Stasia Irons and Catherine Harris-White met while attending the University of Washington, and quickly realized that they shared a deep passion for music. But, rather than just share records and talk about their favorite bands, they decided to actually become one. They now make music under the moniker THEESatisfaction. They’re still based out of Seattle, Washington, and their third record awE naturalE is their debut release on Sub Pop Records.
THEESatisfaction are true funk soul sisters. They blend together urban beats, electronic rhythmic loops and jazz, which results in a sound full of vintage vibrancy like that of some old warped record. Sound wise, they’re are a mix between A Tribe Called Quest, Erykah Badu, and Lauryn Hill, but still their records showcase a band with a fairly distinctive style above all. Lyrically, though, THEESatisfaction varies quite a bit, and often fail to really connect. Though their lyrics are sometimes bold, they are also repetitive, informal and slightly detached. Since rap and R&B music is typically seen as the fruition of poetry via music, this breakdown counteracts some of the group’s strength.

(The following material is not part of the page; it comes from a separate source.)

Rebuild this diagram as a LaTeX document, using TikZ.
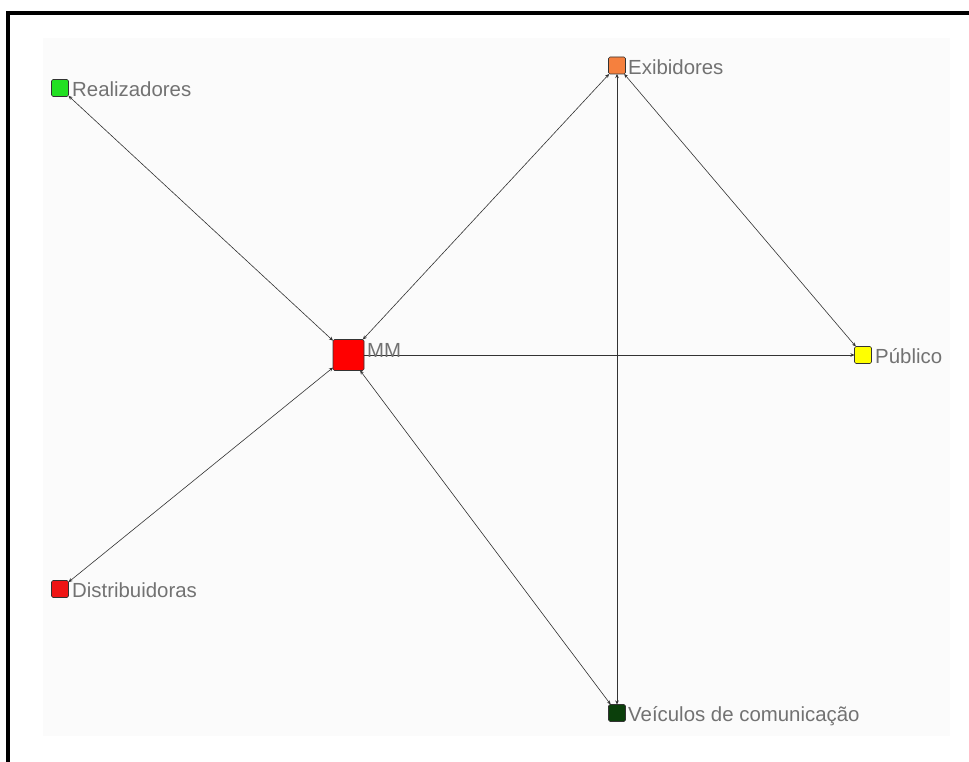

Irons and White have a tangible chemistry, with their voices audibly ricocheting off each other, on top of choppy beats. They sing with confidence and rap in stream of consciousness lucidity. The stronger songs on the album are the ones more focused on one specific rhythm such as “QueenS,” “Deeper” and “Bitch;” however, upon listening to some of their songs, they can also inflict an uneasiness. “Earthseed” and “Existinct” contain chord progressions and notes that, when paired together, seem rather unsettling. The album offers promise as it turns another direction with “Sweat,” a lusty, funky, latin jazz rap, but the highlights are yet to come.
“God” and “Enchantruss” are some of the most intriguing songs on the album. On these two songs, THEESatisfaction are joined by their friend Ishmael Butler from Shabazz Palaces. He brings a new perspective to the album with his fierce raps, adding a passion that was missing on the album. He adds to awE naturalE a bit of anger and a little more motive, to make these songs some of the most powerful on the entire record.
Though there is rhythm to spare on this album, due to its off-kilter arrangements it is not very danceable. The surfeit of eerier songs also make it a difficult album to relax to. So, despite the more solid songs, awE naturalE is thrown into limbo. It is a trance-rap record full of cadence and soul, but one that might seem unappealing to the many who would otherwise embrace this type of avant-garde experimentation.